Discussion for article #229562
This is actually a tricky problem. My wife works in a clinic with a lot of Medicare patients. Billing is complicated already, to say the least.
Nursing homes, clinics and hospitals may well be billing for prescriptions after a patient has died, even though those prescriptions were delivered (or simply ordered) while the patient was still alive. The 32 day window (exactly one day over the longest month) is probably designed to take care of that.
However, it seems like that billing window is being exploited, at least to a degree. But the challenge will be how to close the window without putting a serious burden on institutional providers.
I hope Medicare moves slowly and carefully to change the rules, to avoid another hit to an already highly burdened billing departments in medical institutions. It’s already a paperwork nightmare.
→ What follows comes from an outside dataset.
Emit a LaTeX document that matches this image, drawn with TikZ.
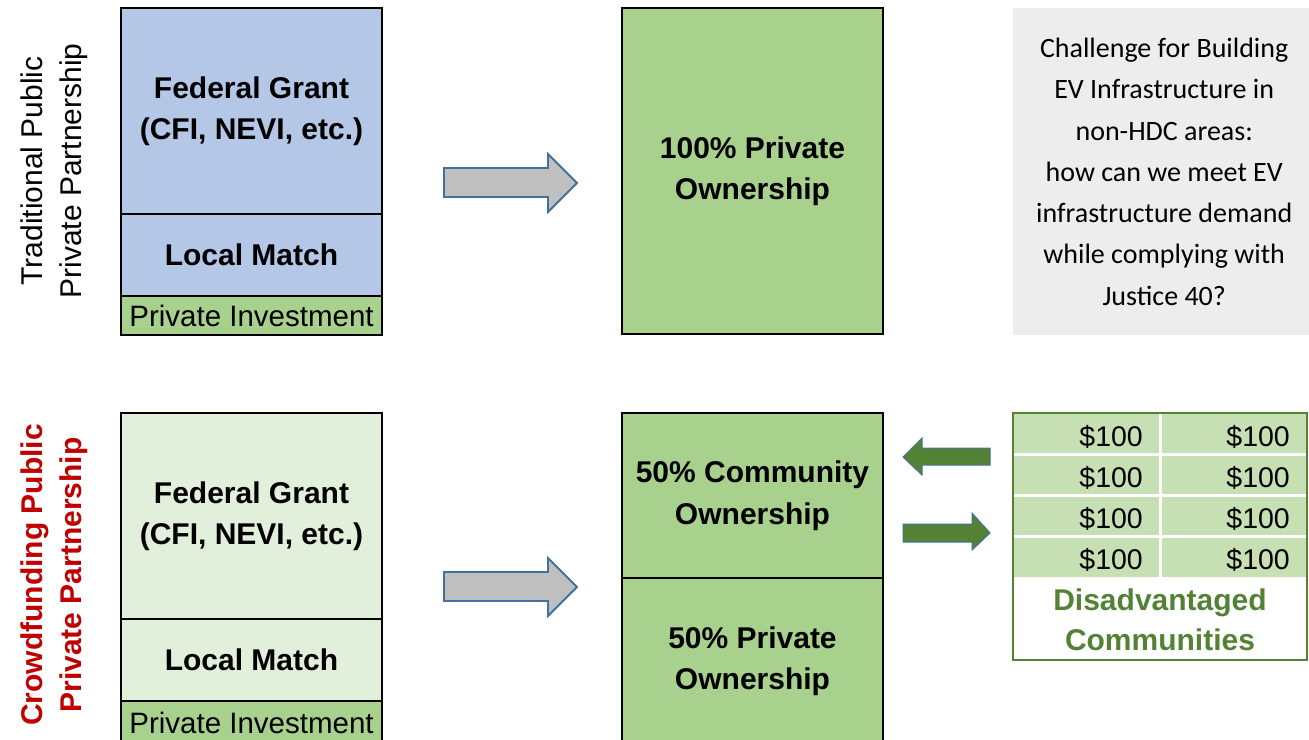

This topic is of particular interest to me because I worked on the team that wrote the Medicare/Medicaid fraud/waste/abuse detection software implemented in 2009 and written into law as part of the ACA.
The level of Medicare/Medicaid fraud is epidemic. It had been pretty easy to submit fraudulent claims for procedures, drugs, services and medical equipment, and the enforcement was pitifully weak. The new software used the research and input from thousands of health care professionals to write metrics that would search for particular patterns - claims from dead doctors, or on behalf of dead beneficiaries, excessive claims for procedures and equipment (such as docs performing 60 operation a day or a patient receiving 10 wheelchairs, etc). Amazingly, prior to this time there were NO automated checks of any kind.
The providers and companies suspected of fraud are turned over to the FBI. As of 2010, over $6B in fraudulent claims had been recovered. It’s probably more by this time, but I haven’t kept up with it since retirement.
Part of the explanation for delays has to do with how the massive amounts of data are transferred from one federal system to another for comparison. Companies may be late in providing data. There are billions of records to process and the comparison has to be timed properly, usually once a month. So I can see how a 30-day lag would be shrugged off as “falling through the cracks.”